Working with Binaural Panner
The Binaural Panner is fairly easy to operate and a whole lot of fun to play around with. Let’s look closer at the interface controls and how they can be used to enhance your mix.
1. Dragging the left or right puck (Panning Pucks) will make the stereo image wider or narrower. The pucks can also be moved up and down on a second axis that is relative to the third puck. These moves will significantly change how you perceive the position of the sound.
2. The third puck (Direction Puck) is used to determine the forward and backward direction of the signal. As you adjust the Direction Puck, the two panning pucks move accordingly. The Angle, Elevation, Distance, and Spread values also change. When used in combination with the Panning Pucks, you can control spatial position and depth.

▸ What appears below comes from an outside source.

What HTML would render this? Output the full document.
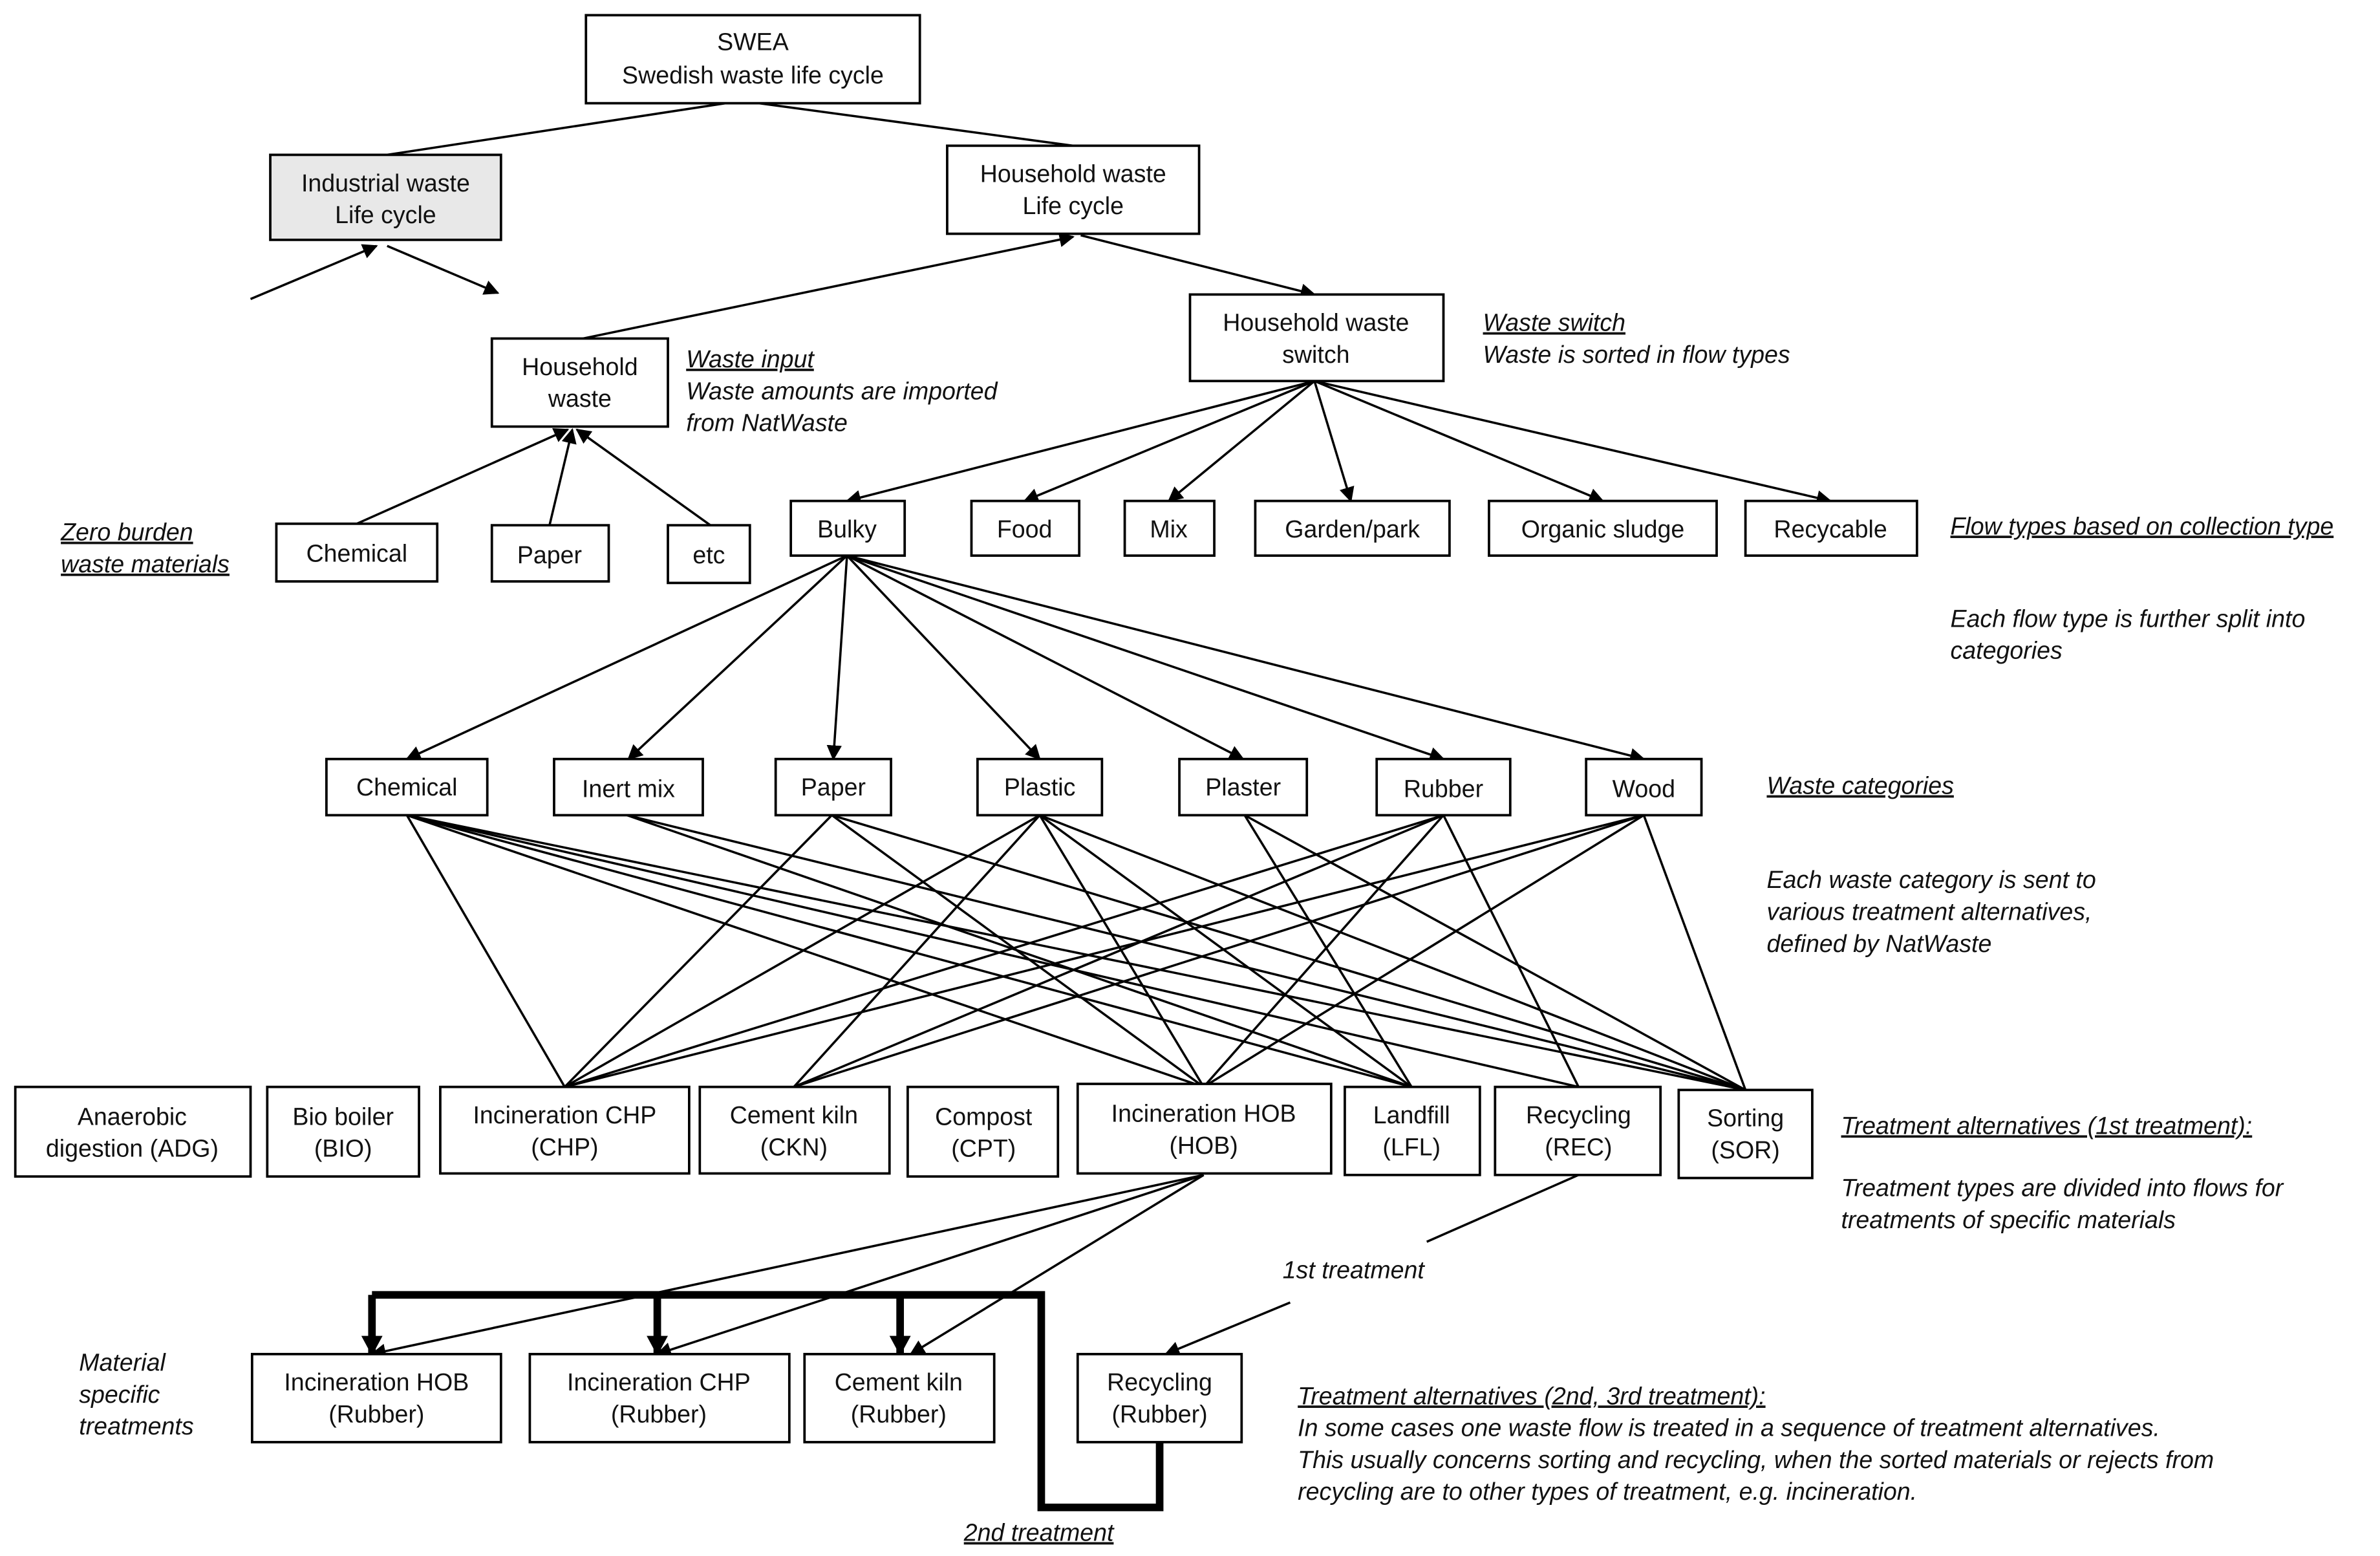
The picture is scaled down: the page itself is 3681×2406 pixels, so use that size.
<!DOCTYPE html>
<html><head><meta charset="utf-8"><style>
html,body{margin:0;padding:0;background:#fff;}
svg{display:block;}
text{font-family:"Liberation Sans",Arial,sans-serif;font-size:16px;fill:#111;}
.b{fill:#fff;stroke:#000;stroke-width:1.6;}
.i{font-style:italic;}
.u{text-decoration:underline;}
.l{stroke:#000;stroke-width:1.5;fill:none;}
</style></head><body>
<svg width="3681" height="2406" viewBox="0 0 1568 1025" xmlns="http://www.w3.org/2000/svg">
<defs>
<marker id="a" markerWidth="10" markerHeight="10" refX="9" refY="5" orient="auto" markerUnits="userSpaceOnUse"><path d="M0,0 L10,5 L0,10 z" fill="#000"/></marker>
<marker id="t" markerWidth="14" markerHeight="14" refX="12" refY="7" orient="auto" markerUnits="userSpaceOnUse"><path d="M0,0 L13,7 L0,14 z" fill="#000"/></marker>
</defs>
<g class="l">
<line x1="478" y1="68" x2="255" y2="102"/>
<line x1="500" y1="68" x2="707" y2="96"/>
<line x1="165" y1="197" x2="248" y2="162" marker-end="url(#a)"/>
<line x1="255" y1="162" x2="328" y2="193" marker-end="url(#a)"/>
<line x1="384" y1="223" x2="707" y2="156" marker-end="url(#a)"/>
<line x1="712" y1="155" x2="866" y2="194" marker-end="url(#a)"/>
<line x1="235" y1="345" x2="374" y2="283" marker-end="url(#a)"/>
<line x1="362" y1="346" x2="377" y2="283" marker-end="url(#a)"/>
<line x1="468" y1="346" x2="380" y2="283" marker-end="url(#a)"/>
<line x1="866" y1="251" x2="558" y2="330" marker-end="url(#a)"/>
<line x1="866" y1="251" x2="675" y2="330" marker-end="url(#a)"/>
<line x1="866" y1="251" x2="770" y2="330" marker-end="url(#a)"/>
<line x1="866" y1="251" x2="890" y2="330" marker-end="url(#a)"/>
<line x1="866" y1="251" x2="1056" y2="330" marker-end="url(#a)"/>
<line x1="866" y1="251" x2="1206" y2="330" marker-end="url(#a)"/>
<line x1="558" y1="366" x2="268" y2="500" marker-end="url(#a)"/>
<line x1="558" y1="366" x2="414" y2="500" marker-end="url(#a)"/>
<line x1="558" y1="366" x2="549" y2="500" marker-end="url(#a)"/>
<line x1="558" y1="366" x2="685" y2="500" marker-end="url(#a)"/>
<line x1="558" y1="366" x2="819" y2="500" marker-end="url(#a)"/>
<line x1="558" y1="366" x2="951" y2="500" marker-end="url(#a)"/>
<line x1="558" y1="366" x2="1083" y2="500" marker-end="url(#a)"/>
<!-- categories to treatments -->
<line x1="268" y1="537" x2="372" y2="716"/>
<line x1="268" y1="537" x2="793" y2="716"/>
<line x1="268" y1="537" x2="930" y2="716"/>
<line x1="268" y1="537" x2="1040" y2="716"/>
<line x1="268" y1="537" x2="1150" y2="718"/>
<line x1="413" y1="537" x2="930" y2="716"/>
<line x1="413" y1="537" x2="1150" y2="718"/>
<line x1="548" y1="537" x2="372" y2="716"/>
<line x1="548" y1="537" x2="793" y2="716"/>
<line x1="548" y1="537" x2="1150" y2="718"/>
<line x1="685" y1="537" x2="372" y2="716"/>
<line x1="685" y1="537" x2="523" y2="716"/>
<line x1="685" y1="537" x2="793" y2="716"/>
<line x1="685" y1="537" x2="930" y2="716"/>
<line x1="685" y1="537" x2="1150" y2="718"/>
<line x1="820" y1="537" x2="930" y2="716"/>
<line x1="820" y1="537" x2="1150" y2="718"/>
<line x1="951" y1="537" x2="372" y2="716"/>
<line x1="951" y1="537" x2="523" y2="716"/>
<line x1="951" y1="537" x2="793" y2="716"/>
<line x1="951" y1="537" x2="1040" y2="716"/>
<line x1="1083" y1="537" x2="372" y2="716"/>
<line x1="1083" y1="537" x2="523" y2="716"/>
<line x1="1083" y1="537" x2="793" y2="716"/>
<line x1="1083" y1="537" x2="1150" y2="718"/>
<!-- HOB to rubber -->
<line x1="793" y1="774" x2="245" y2="892" marker-end="url(#a)"/>
<line x1="793" y1="774" x2="433" y2="892" marker-end="url(#a)"/>
<line x1="793" y1="774" x2="600" y2="892" marker-end="url(#a)"/>
<line x1="1040" y1="774" x2="940" y2="818"/>
<line x1="850" y1="858" x2="768" y2="892" marker-end="url(#a)"/>
</g>
<g stroke="#000" stroke-width="5" fill="none">
<polyline points="764,950 764,993 686,993 686,853 245,853"/>
<line x1="245" y1="853" x2="245" y2="892" marker-end="url(#t)"/>
<line x1="433" y1="853" x2="433" y2="892" marker-end="url(#t)"/>
<line x1="593" y1="853" x2="593" y2="892" marker-end="url(#t)"/>
</g>
<!-- boxes -->
<rect class="b" x="386" y="10" width="220" height="58"/>
<text x="496" y="33" text-anchor="middle">SWEA</text><text x="496" y="55" text-anchor="middle">Swedish waste life cycle</text>
<rect class="b" x="178" y="102" width="152" height="56" style="fill:#e8e8e8"/>
<text x="254" y="126" text-anchor="middle">Industrial waste</text><text x="254" y="147" text-anchor="middle">Life cycle</text>
<rect class="b" x="624" y="96" width="166" height="58"/>
<text x="707" y="120" text-anchor="middle">Household  waste</text><text x="707" y="141" text-anchor="middle">Life cycle</text>
<rect class="b" x="324" y="223" width="116" height="58"/>
<text x="382" y="247" text-anchor="middle">Household</text><text x="382" y="268" text-anchor="middle">waste</text>
<rect class="b" x="784" y="194" width="167" height="57"/>
<text x="867" y="218" text-anchor="middle">Household  waste</text><text x="867" y="239" text-anchor="middle">switch</text>
<rect class="b" x="182" y="345" width="106" height="38"/><text x="235" y="370" text-anchor="middle">Chemical</text>
<rect class="b" x="324" y="346" width="77" height="37"/><text x="362" y="371" text-anchor="middle">Paper</text>
<rect class="b" x="440" y="346" width="54" height="38"/><text x="467" y="371" text-anchor="middle">etc</text>
<rect class="b" x="521" y="330" width="75" height="36"/><text x="558" y="354" text-anchor="middle">Bulky</text>
<rect class="b" x="640" y="330" width="71" height="36"/><text x="675" y="354" text-anchor="middle">Food</text>
<rect class="b" x="741" y="330" width="59" height="36"/><text x="770" y="354" text-anchor="middle">Mix</text>
<rect class="b" x="827" y="330" width="128" height="36"/><text x="891" y="354" text-anchor="middle">Garden/park</text>
<rect class="b" x="981" y="330" width="150" height="36"/><text x="1056" y="354" text-anchor="middle">Organic sludge</text>
<rect class="b" x="1150" y="330" width="113" height="36"/><text x="1206" y="354" text-anchor="middle">Recycable</text>
<rect class="b" x="215" y="500" width="106" height="37"/><text x="268" y="524" text-anchor="middle">Chemical</text>
<rect class="b" x="365" y="500" width="98" height="37"/><text x="414" y="525" text-anchor="middle">Inert mix</text>
<rect class="b" x="511" y="500" width="76" height="37"/><text x="549" y="524" text-anchor="middle">Paper</text>
<rect class="b" x="644" y="500" width="82" height="37"/><text x="685" y="524" text-anchor="middle">Plastic</text>
<rect class="b" x="777" y="500" width="84" height="37"/><text x="819" y="524" text-anchor="middle">Plaster</text>
<rect class="b" x="907" y="500" width="88" height="37"/><text x="951" y="525" text-anchor="middle">Rubber</text>
<rect class="b" x="1045" y="500" width="76" height="37"/><text x="1083" y="525" text-anchor="middle">Wood</text>
<rect class="b" x="10" y="716" width="155" height="59"/><text x="87" y="741" text-anchor="middle">Anaerobic</text><text x="87" y="762" text-anchor="middle">digestion  (ADG)</text>
<rect class="b" x="176" y="716" width="100" height="59"/><text x="226" y="741" text-anchor="middle">Bio boiler</text><text x="226" y="762" text-anchor="middle">(BIO)</text>
<rect class="b" x="290" y="716" width="164" height="57"/><text x="372" y="740" text-anchor="middle">Incineration CHP</text><text x="372" y="761" text-anchor="middle">(CHP)</text>
<rect class="b" x="461" y="716" width="125" height="57"/><text x="523" y="740" text-anchor="middle">Cement kiln</text><text x="523" y="761" text-anchor="middle">(CKN)</text>
<rect class="b" x="598" y="716" width="99" height="59"/><text x="648" y="741" text-anchor="middle">Compost</text><text x="648" y="762" text-anchor="middle">(CPT)</text>
<rect class="b" x="710" y="714" width="167" height="59"/><text x="793" y="739" text-anchor="middle">Incineration HOB</text><text x="793" y="760" text-anchor="middle">(HOB)</text>
<rect class="b" x="886" y="716" width="89" height="58"/><text x="930" y="740" text-anchor="middle">Landfill</text><text x="930" y="761" text-anchor="middle">(LFL)</text>
<rect class="b" x="985" y="716" width="109" height="58"/><text x="1040" y="740" text-anchor="middle">Recycling</text><text x="1040" y="761" text-anchor="middle">(REC)</text>
<rect class="b" x="1106" y="718" width="88" height="58"/><text x="1150" y="742" text-anchor="middle">Sorting</text><text x="1150" y="763" text-anchor="middle">(SOR)</text>
<rect class="b" x="166" y="892" width="164" height="58"/><text x="248" y="916" text-anchor="middle">Incineration HOB</text><text x="248" y="937" text-anchor="middle">(Rubber)</text>
<rect class="b" x="349" y="892" width="171" height="58"/><text x="434" y="916" text-anchor="middle">Incineration CHP</text><text x="434" y="937" text-anchor="middle">(Rubber)</text>
<rect class="b" x="530" y="892" width="125" height="58"/><text x="592" y="916" text-anchor="middle">Cement kiln</text><text x="592" y="937" text-anchor="middle">(Rubber)</text>
<rect class="b" x="710" y="892" width="108" height="58"/><text x="764" y="916" text-anchor="middle">Recycling</text><text x="764" y="937" text-anchor="middle">(Rubber)</text>
<!-- annotations -->
<g class="i">
<text x="452" y="242" class="u">Waste input</text>
<text x="452" y="263">Waste amounts are imported</text>
<text x="452" y="284">from NatWaste</text>
<text x="977" y="218" class="u">Waste switch</text>
<text x="977" y="239">Waste is sorted in flow types</text>
<text x="40" y="356" class="u">Zero burden</text>
<text x="40" y="377" class="u">waste materials</text>
<text x="1285" y="352" class="u">Flow types based on collection type</text>
<text x="1285" y="413">Each flow type is further split into</text>
<text x="1285" y="434">categories</text>
<text x="1164" y="523" class="u">Waste categories</text>
<text x="1164" y="585">Each waste category is sent to</text>
<text x="1164" y="606">various treatment alternatives,</text>
<text x="1164" y="627">defined by NatWaste</text>
<text x="1213" y="747" class="u">Treatment alternatives (1st treatment):</text>
<text x="1213" y="788">Treatment types are divided into flows for</text>
<text x="1213" y="809">treatments of specific materials</text>
<text x="845" y="842">1st treatment</text>
<text x="52" y="903">Material</text>
<text x="52" y="924">specific</text>
<text x="52" y="945">treatments</text>
<text x="855" y="925" class="u">Treatment alternatives (2nd, 3rd treatment):</text>
<text x="855" y="946">In some cases one waste flow is treated in a sequence of treatment alternatives.</text>
<text x="855" y="967">This usually concerns sorting and recycling, when the sorted materials or rejects from</text>
<text x="855" y="988">recycling are to other types of treatment, e.g. incineration.</text>
<text x="635" y="1015" class="u">2nd treatment</text>
</g>
</svg>
</body></html>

3. The Binaural Panner has two mode options: Planar and Spherical. These modes set the virtual shape of the planning plane. If set to Planar, the panning results are shown on a flat circular plane. If set to Spherical, the results are placed on a virtual sphere. An easy way to understand how this works is to think of the sphere as a virtual head. When the Direction Puck is placed in the top half of the circular plane, the sound is in front of the listener. As the Direction Puck is moved toward the lower half of the plane, the sound passes up and over your head, eventually ending up behind you.
Note: If in Planar mode, use the Extended Parameters sliders to control the vertical offset and tilt of the circular plane. Watching the 3D image when changing them will help you get a clear idea of their functions.
4. Setting the size of the plane or sphere is achieved with one of the following options:
- Dragging the Size field value up or down.
- Double-clicking the Size field, then typing a new value.
- Option-clicking the Size field to reset it to its default value of 1.50m.
5. The Binaural Panner also has a cool Doppler effect that can be enabled or disabled. Experiment with this option as it may not sound good for some sounds.
6. Selecting the Diffuse-Field checkbox in the Extended Parameters area enables diffuse-field compensation to ensure a neutral sound for headphone playback.
Note: When using multiple Binaural Panners on several channel strips, it’s recommended to turn off this option and route the output of all the Binaural Panners to an aux channel strip loaded with the Binaural Post-Processing plugin. The Binaural Post-Processing plugin is only available in aux and output channel strips and allows you to apply various compensation modes to all routed Binaural Panner outputs at once, which also saves CPU power.
The Binaural Panner is unique to Logic Pro and is not found as a native feature on other popular DAWs. It is an excellent mixing method worth playing around with. However, it’s not something you will want to use with mono or low-frequency instruments like kick and bass. The effect really shines on higher frequency content like percussion, leads, pads, leads, and vocals.